U.K. Whistle-Blowing Jumps as Traders ‘Cover Their Backs’Liam Vaughan
The U.K. Financial Conduct Authority’s efforts to encourage more whistle-blowers are bearing fruit as more alerts are filed, according to a new report.
The regulator opened 1,367 cases following approaches by whistle-blowers in 2014. That’s 44 percent more than in 2013 and a 142 percent increase since 2012, according to data compiled by law firm Pinsent Masons LLP.
“In the past people often turned a blind eye to wrongdoing for fear of rocking the boat but this is increasingly no longer the case,” Michael Ruck, a senior financial services enforcement lawyer at Pinsent Mason, said in the report. The FCA is “creating a culture where people will ‘cover their backs.’”
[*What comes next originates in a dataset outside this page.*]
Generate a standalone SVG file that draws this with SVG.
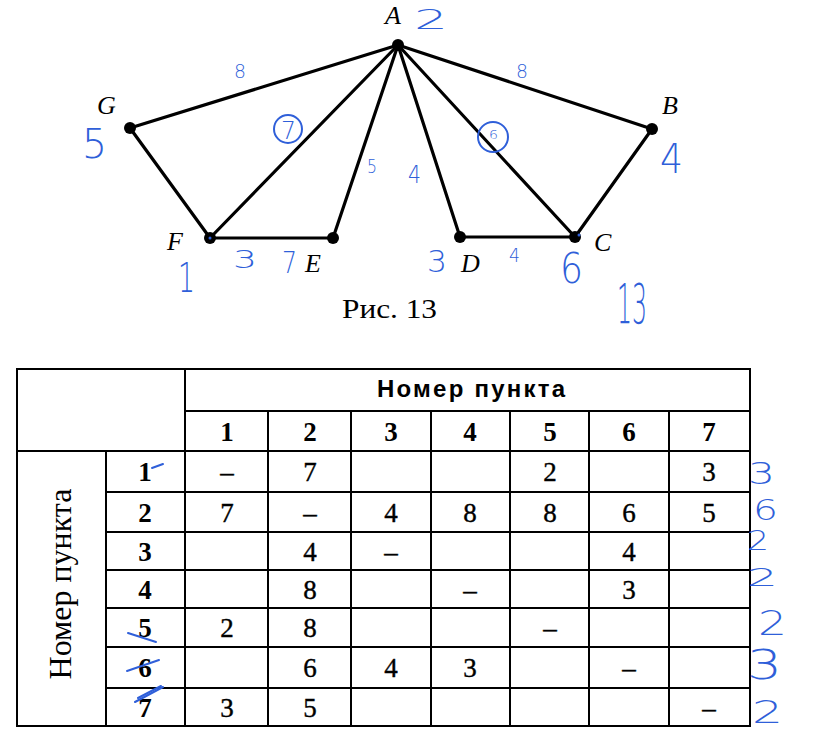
<svg xmlns="http://www.w3.org/2000/svg" width="825" height="751" viewBox="0 0 825 751">
<style>
.edge{stroke:#000;stroke-width:3.2;stroke-linecap:round}
.node{fill:#000}
.lbl{font-family:"Liberation Serif",serif;font-style:italic;font-size:26px;fill:#000}
.cap{font-family:"Liberation Serif",serif;font-size:28px;fill:#000}
.grid{stroke:#000;stroke-width:2;fill:none}
.hd{font-family:"Liberation Serif",serif;font-weight:bold;font-size:27px;text-anchor:middle;fill:#000}
.cv{font-family:"Liberation Serif",serif;font-size:27px;text-anchor:middle;fill:#000;stroke:#000;stroke-width:0.4}
.hw{font-family:"DejaVu Sans","Liberation Sans",sans-serif;font-weight:200;fill:#2f5fd9}
.hwl{stroke:#2f5fd9;stroke-width:2;fill:none;stroke-linecap:round}
</style>
<rect width="825" height="751" fill="#fff"/>

<g id="connectors">
<line class="edge" x1="398" y1="45" x2="130" y2="128"/>
<line class="edge" x1="398" y1="45" x2="210" y2="238"/>
<line class="edge" x1="398" y1="45" x2="333" y2="238"/>
<line class="edge" x1="398" y1="45" x2="460" y2="237"/>
<line class="edge" x1="398" y1="45" x2="575" y2="237"/>
<line class="edge" x1="398" y1="45" x2="652" y2="129"/>
<line class="edge" x1="130" y1="128" x2="210" y2="238"/>
<line class="edge" x1="210" y1="238" x2="333" y2="238"/>
<line class="edge" x1="460" y1="237" x2="575" y2="237"/>
<line class="edge" x1="575" y1="237" x2="652" y2="129"/>
</g>

<g id="node-A"><circle class="node" cx="398" cy="45" r="6"/><text class="lbl" x="385" y="24">A</text></g>
<g id="node-B"><circle class="node" cx="652" cy="129" r="6"/><text class="lbl" x="662" y="114">B</text></g>
<g id="node-C"><circle class="node" cx="575" cy="237" r="6"/><circle cx="579" cy="235" r="1.5" fill="#2f5fd9"/><text class="lbl" x="594" y="251">C</text></g>
<g id="node-D"><circle class="node" cx="460" cy="237" r="6"/><text class="lbl" x="461" y="272">D</text></g>
<g id="node-E"><circle class="node" cx="333" cy="238" r="6"/><text class="lbl" x="305" y="272">E</text></g>
<g id="node-F"><circle class="node" cx="210" cy="238" r="6"/><circle cx="210" cy="238" r="1.5" fill="#2f5fd9"/><text class="lbl" x="167" y="250">F</text></g>
<g id="node-G"><circle class="node" cx="130" cy="128" r="6"/><text class="lbl" x="97" y="114">G</text></g>

<text class="cap" x="342" y="318" textLength="95" lengthAdjust="spacingAndGlyphs">Рис. 13</text>

<g id="handwriting-graph">
<text class="hw" x="414" y="29" font-size="27" textLength="34" lengthAdjust="spacingAndGlyphs">2</text>
<text class="hw" x="234" y="78" font-size="20" textLength="12" lengthAdjust="spacingAndGlyphs">8</text>
<text class="hw" x="516" y="78" font-size="20" textLength="12" lengthAdjust="spacingAndGlyphs">8</text>
<text class="hw" x="82" y="158" font-size="40" textLength="25" lengthAdjust="spacingAndGlyphs">5</text>
<circle class="hwl" cx="288" cy="129" r="14"/>
<text class="hw" x="281" y="139" font-size="24" textLength="15" lengthAdjust="spacingAndGlyphs">7</text>
<circle class="hwl" cx="493" cy="137" r="15"/>
<text class="hw" x="489" y="139" font-size="13" textLength="9" lengthAdjust="spacingAndGlyphs">6</text>
<text class="hw" x="367" y="173" font-size="19" textLength="10" lengthAdjust="spacingAndGlyphs">5</text>
<text class="hw" x="408" y="183" font-size="24" textLength="13" lengthAdjust="spacingAndGlyphs">4</text>
<text class="hw" x="660" y="173" font-size="41" textLength="23" lengthAdjust="spacingAndGlyphs">4</text>
<text class="hw" x="178" y="292" font-size="41" textLength="17" lengthAdjust="spacingAndGlyphs">1</text>
<text class="hw" x="233" y="268" font-size="24" textLength="24" lengthAdjust="spacingAndGlyphs">3</text>
<text class="hw" x="282" y="273" font-size="31" textLength="15" lengthAdjust="spacingAndGlyphs">7</text>
<text class="hw" x="427" y="272" font-size="30" textLength="20" lengthAdjust="spacingAndGlyphs">3</text>
<text class="hw" x="509" y="262" font-size="19" textLength="11" lengthAdjust="spacingAndGlyphs">4</text>
<text class="hw" x="560" y="283" font-size="42" textLength="23" lengthAdjust="spacingAndGlyphs">6</text>
<text class="hw" x="617" y="323" font-size="56" textLength="30" lengthAdjust="spacingAndGlyphs">13</text>
</g>

<g id="table">
<rect class="grid" x="17" y="369" width="733" height="357"/>
<line class="grid" x1="185" y1="369" x2="185" y2="726"/>
<line class="grid" x1="185" y1="411" x2="750" y2="411"/>
<line class="grid" x1="17" y1="451" x2="750" y2="451"/>
<line class="grid" x1="106" y1="451" x2="106" y2="726"/>
<line class="grid" x1="106" y1="492" x2="750" y2="492"/>
<line class="grid" x1="106" y1="532" x2="750" y2="532"/>
<line class="grid" x1="106" y1="570" x2="750" y2="570"/>
<line class="grid" x1="106" y1="608" x2="750" y2="608"/>
<line class="grid" x1="106" y1="647" x2="750" y2="647"/>
<line class="grid" x1="106" y1="688" x2="750" y2="688"/>
<line class="grid" x1="268" y1="411" x2="268" y2="726"/>
<line class="grid" x1="351" y1="411" x2="351" y2="726"/>
<line class="grid" x1="431" y1="411" x2="431" y2="726"/>
<line class="grid" x1="510" y1="411" x2="510" y2="726"/>
<line class="grid" x1="589" y1="411" x2="589" y2="726"/>
<line class="grid" x1="669" y1="411" x2="669" y2="726"/>

<text x="377" y="397" font-family="Liberation Sans,Arial,sans-serif" font-weight="bold" font-size="24" textLength="188" lengthAdjust="spacing">Номер пункта</text>
<text transform="translate(71,584) rotate(-90)" font-family="Liberation Serif,serif" font-size="32" text-anchor="middle">Номер пункта</text>

<text class="hd" x="227" y="441">1</text>
<text class="hd" x="310" y="441">2</text>
<text class="hd" x="391" y="441">3</text>
<text class="hd" x="470" y="441">4</text>
<text class="hd" x="550" y="441">5</text>
<text class="hd" x="629" y="441">6</text>
<text class="hd" x="709" y="441">7</text>

<text class="hd" x="145" y="481">1</text>
<text class="hd" x="145" y="522">2</text>
<text class="hd" x="145" y="561">3</text>
<text class="hd" x="145" y="599">4</text>
<text class="hd" x="145" y="637">5</text>
<text class="hd" x="145" y="677">6</text>
<text class="hd" x="145" y="717">7</text>

<text class="cv" x="227" y="481">–</text><text class="cv" x="310" y="481">7</text><text class="cv" x="550" y="481">2</text><text class="cv" x="709" y="481">3</text>
<text class="cv" x="227" y="522">7</text><text class="cv" x="310" y="522">–</text><text class="cv" x="391" y="522">4</text><text class="cv" x="470" y="522">8</text><text class="cv" x="550" y="522">8</text><text class="cv" x="629" y="522">6</text><text class="cv" x="709" y="522">5</text>
<text class="cv" x="310" y="561">4</text><text class="cv" x="391" y="561">–</text><text class="cv" x="629" y="561">4</text>
<text class="cv" x="310" y="599">8</text><text class="cv" x="470" y="599">–</text><text class="cv" x="629" y="599">3</text>
<text class="cv" x="227" y="637">2</text><text class="cv" x="310" y="637">8</text><text class="cv" x="550" y="637">–</text>
<text class="cv" x="310" y="677">6</text><text class="cv" x="391" y="677">4</text><text class="cv" x="470" y="677">3</text><text class="cv" x="629" y="677">–</text>
<text class="cv" x="227" y="717">3</text><text class="cv" x="310" y="717">5</text><text class="cv" x="709" y="717">–</text>
</g>

<g id="handwriting-table">
<line class="hwl" x1="152" y1="468" x2="163" y2="464"/>
<line class="hwl" x1="128" y1="633" x2="156" y2="642"/>
<line class="hwl" x1="127" y1="671" x2="159" y2="660"/>
<line class="hwl" x1="135" y1="702" x2="163" y2="687"/>
<line class="hwl" x1="138" y1="698" x2="161" y2="686"/>
<text class="hw" x="748" y="484" font-size="30" textLength="27" lengthAdjust="spacingAndGlyphs">3</text>
<text class="hw" x="753" y="520" font-size="28" textLength="25" lengthAdjust="spacingAndGlyphs">6</text>
<text class="hw" x="747" y="550" font-size="26" textLength="22" lengthAdjust="spacingAndGlyphs">2</text>
<text class="hw" x="747" y="586" font-size="24" textLength="31" lengthAdjust="spacingAndGlyphs">2</text>
<text class="hw" x="758" y="635" font-size="33" textLength="29" lengthAdjust="spacingAndGlyphs">2</text>
<text class="hw" x="747" y="679" font-size="40" textLength="35" lengthAdjust="spacingAndGlyphs">3</text>
<text class="hw" x="752" y="723" font-size="32" textLength="31" lengthAdjust="spacingAndGlyphs">2</text>
</g>
</svg>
The rise comes after a push by the British authorities to encourage employees to report bad practices. In 2013, the FCA introduced a new case management system to make sure tip-offs don’t slip through the cracks. The same year, it held its first “Whistle-blower Forum” to motivate employees to come forward.
Lara Joseph, a spokeswoman for the FCA, declined to comment.
Unlike in the U.S., whistle-blowers in the U.K. are not financially compensated for providing information on wrongdoing. Still, scandals such as manipulating benchmarks for interest rates and currencies, which have already culminated in traders’ arrests and more than $10 billion in fines for firms, may encourage employees to be more vigilant.